-- start Dataset records --

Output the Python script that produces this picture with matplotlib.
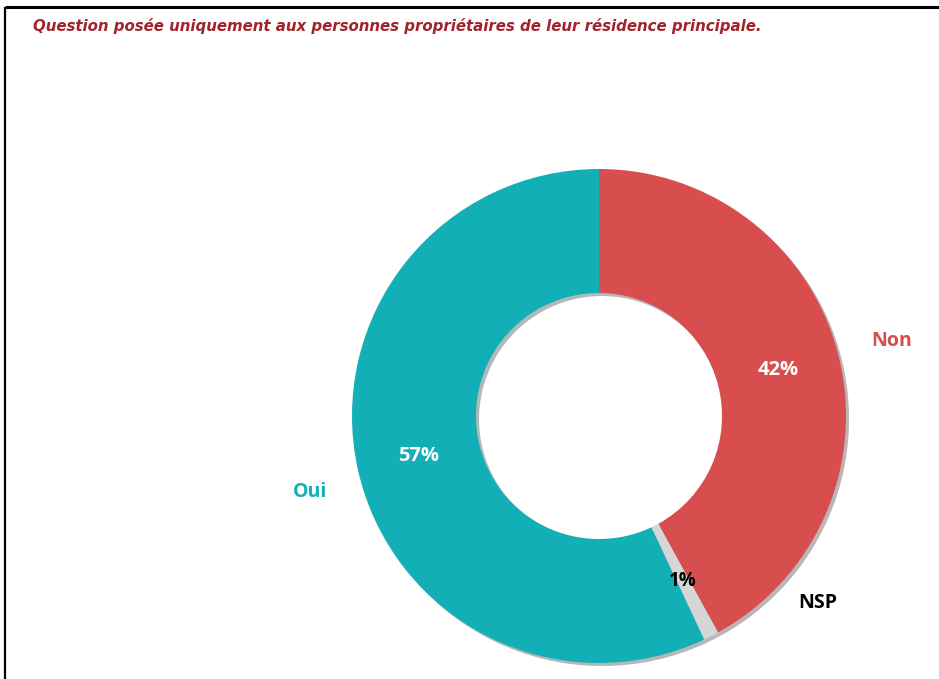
import matplotlib
matplotlib.use("Agg")
import matplotlib.pyplot as plt

# ── data ────────────────────────────────────────────────────────────────
CATEGORIES = ["Non", "NSP", "Oui"]
VALUES = [42, 1, 57]
PCT_LABELS = ["42%", "1%", "57%"]
COLORS = ["#D84E4F", "#D6D6D6", "#13AFB7"]
LABEL_COLORS = ["#D84E4F", "#000000", "#13AFB7"]
PCT_COLORS = ["white", "black", "white"]
TITLE = "Question posée uniquement aux personnes propriétaires de leur résidence principale."

W, H = 939, 679
CENTER = (599, H - 416)
R_OUT = 247
R_IN = 123

fig = plt.figure(figsize=(W / 100, H / 100), dpi=100)
ax = fig.add_axes([0, 0, 1, 1])

wedges, texts, autotexts = ax.pie(
    VALUES,
    colors=COLORS,
    labels=CATEGORIES,
    autopct="%1.0f%%",
    startangle=90,
    counterclock=False,
    radius=R_OUT,
    center=CENTER,
    labeldistance=1.225,
    pctdistance=0.75,
    wedgeprops=dict(width=R_OUT - R_IN, linewidth=0),
    shadow=dict(ox=2.2, oy=-2.2, shade=0.85, alpha=0.3),
    frame=True,
)

for t, c in zip(texts, LABEL_COLORS):
    t.set_color(c)
    t.set_fontsize(14)
    t.set_fontweight("bold")
    t.set_family(["Open Sans", "DejaVu Sans"])
    t.set_ha("center")
    t.set_va("center")
# NSP label sits outside the ring, lower right; Oui a little lower
texts[1].set_position((818, H - 603))
texts[2].set_position((310, H - 492))

for t, c, s in zip(autotexts, PCT_COLORS, PCT_LABELS):
    t.set_text(s)
    t.set_color(c)
    t.set_fontsize(14.5 if c == "white" else 13.5)
    t.set_fontweight("bold")
    t.set_family(["Open Sans", "DejaVu Sans"])

ax.set_xlim(0, W)
ax.set_ylim(0, H)
ax.set_aspect("equal")
ax.axis("off")

# title
ax.text(
    33, H - 26, TITLE,
    fontsize=10.8, fontstyle="italic", fontweight="bold",
    color="#A0242A", ha="left", va="center",
    family=["DejaVu Sans"],
)

# screenshot frame
ax.plot([5, W], [H - 7, H - 7], color="black", linewidth=2.2, solid_capstyle="butt")
ax.plot([5, 5], [0, H - 7], color="black", linewidth=1.6, solid_capstyle="butt")

fig.savefig("out.png", dpi=100)
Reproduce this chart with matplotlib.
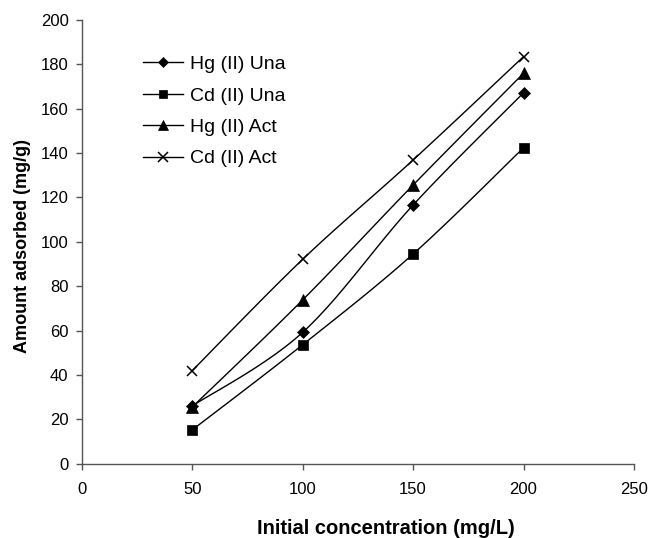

-- end Dataset records --

Repeat only what runs from the first line of the records above to the line with "import matplotlib.pyplot as plt", both included, word for word, minus the pictures.

Solved problem:
Output the Python script that produces this picture with matplotlib.
import matplotlib
matplotlib.use("Agg")
import matplotlib.pyplot as plt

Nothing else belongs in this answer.